* START *

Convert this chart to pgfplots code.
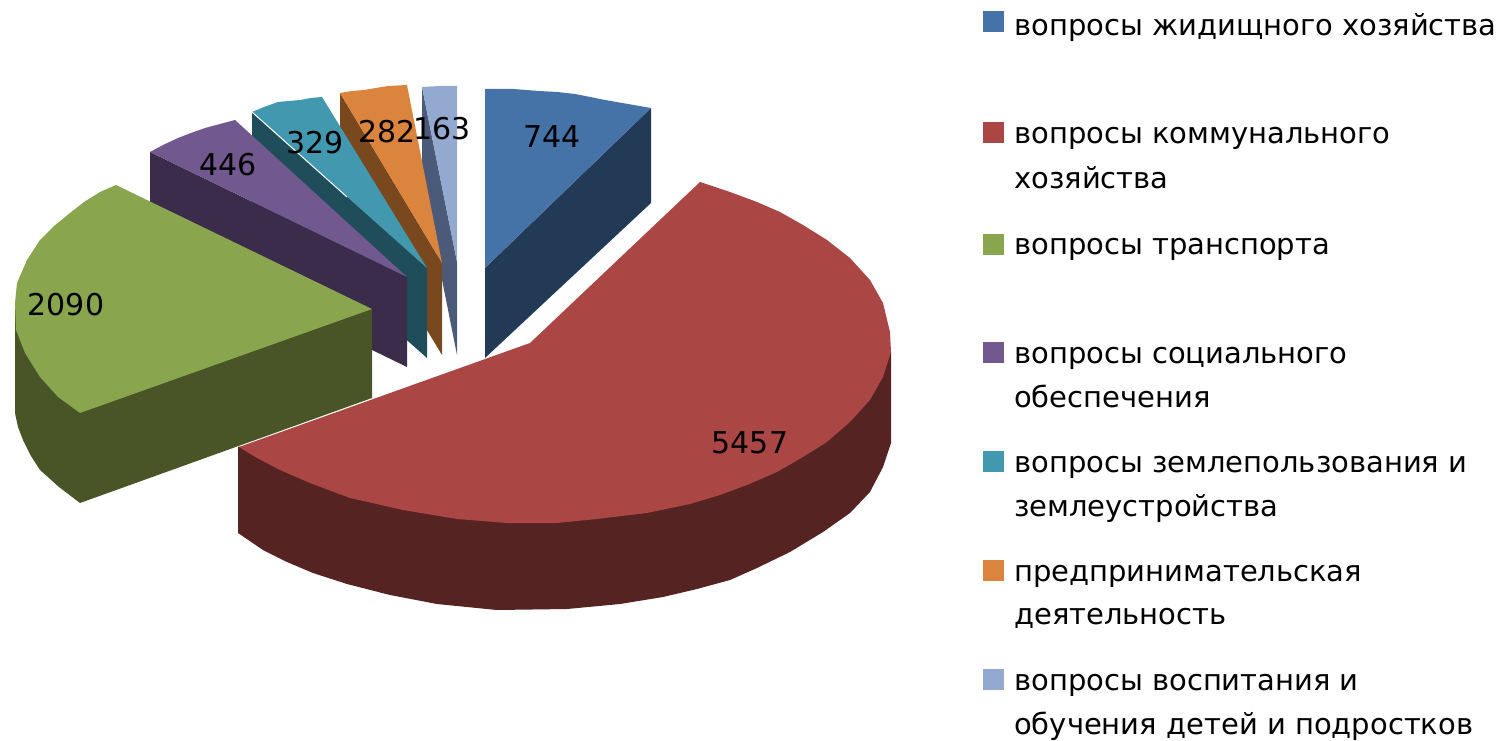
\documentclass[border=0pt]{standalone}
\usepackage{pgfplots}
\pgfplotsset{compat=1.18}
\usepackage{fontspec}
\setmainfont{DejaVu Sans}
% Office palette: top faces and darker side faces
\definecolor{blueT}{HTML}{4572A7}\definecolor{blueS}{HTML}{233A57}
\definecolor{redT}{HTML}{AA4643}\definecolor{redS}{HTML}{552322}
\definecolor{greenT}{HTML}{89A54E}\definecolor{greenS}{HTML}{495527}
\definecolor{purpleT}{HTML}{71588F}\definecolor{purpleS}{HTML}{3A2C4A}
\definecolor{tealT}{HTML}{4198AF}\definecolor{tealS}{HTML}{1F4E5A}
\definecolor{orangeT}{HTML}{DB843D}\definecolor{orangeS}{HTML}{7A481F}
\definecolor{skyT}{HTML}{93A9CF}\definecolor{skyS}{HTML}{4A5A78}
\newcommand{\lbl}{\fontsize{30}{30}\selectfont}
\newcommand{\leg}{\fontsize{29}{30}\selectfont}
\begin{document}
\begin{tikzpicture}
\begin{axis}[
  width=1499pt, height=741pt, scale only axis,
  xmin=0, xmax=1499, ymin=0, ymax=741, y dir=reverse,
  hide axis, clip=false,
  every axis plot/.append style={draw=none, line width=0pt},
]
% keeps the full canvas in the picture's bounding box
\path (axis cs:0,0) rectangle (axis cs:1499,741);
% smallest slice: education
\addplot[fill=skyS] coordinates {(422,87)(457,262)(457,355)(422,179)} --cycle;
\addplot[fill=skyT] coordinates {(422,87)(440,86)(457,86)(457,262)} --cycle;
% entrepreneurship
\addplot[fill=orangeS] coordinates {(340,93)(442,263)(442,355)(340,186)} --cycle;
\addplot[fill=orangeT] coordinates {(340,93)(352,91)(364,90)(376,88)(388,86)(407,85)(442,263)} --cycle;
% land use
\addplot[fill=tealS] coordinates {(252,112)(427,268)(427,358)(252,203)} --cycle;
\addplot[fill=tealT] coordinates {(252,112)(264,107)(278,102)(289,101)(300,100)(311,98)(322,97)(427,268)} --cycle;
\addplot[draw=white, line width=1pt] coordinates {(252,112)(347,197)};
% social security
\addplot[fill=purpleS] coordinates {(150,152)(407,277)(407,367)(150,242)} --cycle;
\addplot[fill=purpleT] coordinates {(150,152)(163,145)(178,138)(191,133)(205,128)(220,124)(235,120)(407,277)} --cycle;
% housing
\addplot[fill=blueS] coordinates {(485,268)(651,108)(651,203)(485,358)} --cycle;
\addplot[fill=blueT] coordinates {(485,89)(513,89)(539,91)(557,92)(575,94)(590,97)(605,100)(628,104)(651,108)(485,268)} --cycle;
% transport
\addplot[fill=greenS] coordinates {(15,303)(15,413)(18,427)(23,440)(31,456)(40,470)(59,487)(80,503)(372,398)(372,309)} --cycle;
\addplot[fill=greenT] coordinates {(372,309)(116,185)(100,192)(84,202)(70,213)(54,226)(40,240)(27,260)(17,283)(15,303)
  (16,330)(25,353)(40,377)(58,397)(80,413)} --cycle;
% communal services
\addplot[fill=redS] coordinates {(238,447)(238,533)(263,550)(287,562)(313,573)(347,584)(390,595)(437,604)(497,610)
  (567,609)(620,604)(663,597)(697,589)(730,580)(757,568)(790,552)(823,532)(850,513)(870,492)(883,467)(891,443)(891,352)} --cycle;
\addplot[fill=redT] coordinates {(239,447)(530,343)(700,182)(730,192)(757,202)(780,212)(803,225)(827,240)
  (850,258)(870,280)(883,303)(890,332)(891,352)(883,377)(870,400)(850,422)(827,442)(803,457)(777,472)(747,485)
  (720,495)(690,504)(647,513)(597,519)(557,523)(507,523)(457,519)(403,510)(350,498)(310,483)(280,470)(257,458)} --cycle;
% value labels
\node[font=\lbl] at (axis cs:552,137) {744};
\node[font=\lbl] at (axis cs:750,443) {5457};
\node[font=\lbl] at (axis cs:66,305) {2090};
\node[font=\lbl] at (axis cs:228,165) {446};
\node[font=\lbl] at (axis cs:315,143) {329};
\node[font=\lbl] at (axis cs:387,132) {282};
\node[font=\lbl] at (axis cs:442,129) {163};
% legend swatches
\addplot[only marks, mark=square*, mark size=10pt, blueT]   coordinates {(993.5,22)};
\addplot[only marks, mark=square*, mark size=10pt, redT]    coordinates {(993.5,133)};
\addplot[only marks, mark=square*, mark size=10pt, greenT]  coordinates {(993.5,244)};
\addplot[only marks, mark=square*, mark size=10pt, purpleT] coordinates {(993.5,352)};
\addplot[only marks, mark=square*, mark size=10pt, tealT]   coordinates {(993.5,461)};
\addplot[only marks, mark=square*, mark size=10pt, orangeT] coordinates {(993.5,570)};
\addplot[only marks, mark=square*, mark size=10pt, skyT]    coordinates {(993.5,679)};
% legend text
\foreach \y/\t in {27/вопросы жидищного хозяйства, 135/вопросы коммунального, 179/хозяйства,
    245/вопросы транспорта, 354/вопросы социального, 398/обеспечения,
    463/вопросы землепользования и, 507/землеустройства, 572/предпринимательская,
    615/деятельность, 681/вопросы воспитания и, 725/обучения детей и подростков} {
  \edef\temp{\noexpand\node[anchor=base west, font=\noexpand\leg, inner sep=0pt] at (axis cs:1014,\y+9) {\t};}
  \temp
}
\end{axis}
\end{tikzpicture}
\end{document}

* END *

**Work required:**
Omit each picture, then return all of the listing exactly as it stands.

**Task output:**
Convert this chart to pgfplots code.
\documentclass[border=0pt]{standalone}
\usepackage{pgfplots}
\pgfplotsset{compat=1.18}
\usepackage{fontspec}
\setmainfont{DejaVu Sans}
% Office palette: top faces and darker side faces
\definecolor{blueT}{HTML}{4572A7}\definecolor{blueS}{HTML}{233A57}
\definecolor{redT}{HTML}{AA4643}\definecolor{redS}{HTML}{552322}
\definecolor{greenT}{HTML}{89A54E}\definecolor{greenS}{HTML}{495527}
\definecolor{purpleT}{HTML}{71588F}\definecolor{purpleS}{HTML}{3A2C4A}
\definecolor{tealT}{HTML}{4198AF}\definecolor{tealS}{HTML}{1F4E5A}
\definecolor{orangeT}{HTML}{DB843D}\definecolor{orangeS}{HTML}{7A481F}
\definecolor{skyT}{HTML}{93A9CF}\definecolor{skyS}{HTML}{4A5A78}
\newcommand{\lbl}{\fontsize{30}{30}\selectfont}
\newcommand{\leg}{\fontsize{29}{30}\selectfont}
\begin{document}
\begin{tikzpicture}
\begin{axis}[
  width=1499pt, height=741pt, scale only axis,
  xmin=0, xmax=1499, ymin=0, ymax=741, y dir=reverse,
  hide axis, clip=false,
  every axis plot/.append style={draw=none, line width=0pt},
]
% keeps the full canvas in the picture's bounding box
\path (axis cs:0,0) rectangle (axis cs:1499,741);
% smallest slice: education
\addplot[fill=skyS] coordinates {(422,87)(457,262)(457,355)(422,179)} --cycle;
\addplot[fill=skyT] coordinates {(422,87)(440,86)(457,86)(457,262)} --cycle;
% entrepreneurship
\addplot[fill=orangeS] coordinates {(340,93)(442,263)(442,355)(340,186)} --cycle;
\addplot[fill=orangeT] coordinates {(340,93)(352,91)(364,90)(376,88)(388,86)(407,85)(442,263)} --cycle;
% land use
\addplot[fill=tealS] coordinates {(252,112)(427,268)(427,358)(252,203)} --cycle;
\addplot[fill=tealT] coordinates {(252,112)(264,107)(278,102)(289,101)(300,100)(311,98)(322,97)(427,268)} --cycle;
\addplot[draw=white, line width=1pt] coordinates {(252,112)(347,197)};
% social security
\addplot[fill=purpleS] coordinates {(150,152)(407,277)(407,367)(150,242)} --cycle;
\addplot[fill=purpleT] coordinates {(150,152)(163,145)(178,138)(191,133)(205,128)(220,124)(235,120)(407,277)} --cycle;
% housing
\addplot[fill=blueS] coordinates {(485,268)(651,108)(651,203)(485,358)} --cycle;
\addplot[fill=blueT] coordinates {(485,89)(513,89)(539,91)(557,92)(575,94)(590,97)(605,100)(628,104)(651,108)(485,268)} --cycle;
% transport
\addplot[fill=greenS] coordinates {(15,303)(15,413)(18,427)(23,440)(31,456)(40,470)(59,487)(80,503)(372,398)(372,309)} --cycle;
\addplot[fill=greenT] coordinates {(372,309)(116,185)(100,192)(84,202)(70,213)(54,226)(40,240)(27,260)(17,283)(15,303)
  (16,330)(25,353)(40,377)(58,397)(80,413)} --cycle;
% communal services
\addplot[fill=redS] coordinates {(238,447)(238,533)(263,550)(287,562)(313,573)(347,584)(390,595)(437,604)(497,610)
  (567,609)(620,604)(663,597)(697,589)(730,580)(757,568)(790,552)(823,532)(850,513)(870,492)(883,467)(891,443)(891,352)} --cycle;
\addplot[fill=redT] coordinates {(239,447)(530,343)(700,182)(730,192)(757,202)(780,212)(803,225)(827,240)
  (850,258)(870,280)(883,303)(890,332)(891,352)(883,377)(870,400)(850,422)(827,442)(803,457)(777,472)(747,485)
  (720,495)(690,504)(647,513)(597,519)(557,523)(507,523)(457,519)(403,510)(350,498)(310,483)(280,470)(257,458)} --cycle;
% value labels
\node[font=\lbl] at (axis cs:552,137) {744};
\node[font=\lbl] at (axis cs:750,443) {5457};
\node[font=\lbl] at (axis cs:66,305) {2090};
\node[font=\lbl] at (axis cs:228,165) {446};
\node[font=\lbl] at (axis cs:315,143) {329};
\node[font=\lbl] at (axis cs:387,132) {282};
\node[font=\lbl] at (axis cs:442,129) {163};
% legend swatches
\addplot[only marks, mark=square*, mark size=10pt, blueT]   coordinates {(993.5,22)};
\addplot[only marks, mark=square*, mark size=10pt, redT]    coordinates {(993.5,133)};
\addplot[only marks, mark=square*, mark size=10pt, greenT]  coordinates {(993.5,244)};
\addplot[only marks, mark=square*, mark size=10pt, purpleT] coordinates {(993.5,352)};
\addplot[only marks, mark=square*, mark size=10pt, tealT]   coordinates {(993.5,461)};
\addplot[only marks, mark=square*, mark size=10pt, orangeT] coordinates {(993.5,570)};
\addplot[only marks, mark=square*, mark size=10pt, skyT]    coordinates {(993.5,679)};
% legend text
\foreach \y/\t in {27/вопросы жидищного хозяйства, 135/вопросы коммунального, 179/хозяйства,
    245/вопросы транспорта, 354/вопросы социального, 398/обеспечения,
    463/вопросы землепользования и, 507/землеустройства, 572/предпринимательская,
    615/деятельность, 681/вопросы воспитания и, 725/обучения детей и подростков} {
  \edef\temp{\noexpand\node[anchor=base west, font=\noexpand\leg, inner sep=0pt] at (axis cs:1014,\y+9) {\t};}
  \temp
}
\end{axis}
\end{tikzpicture}
\end{document}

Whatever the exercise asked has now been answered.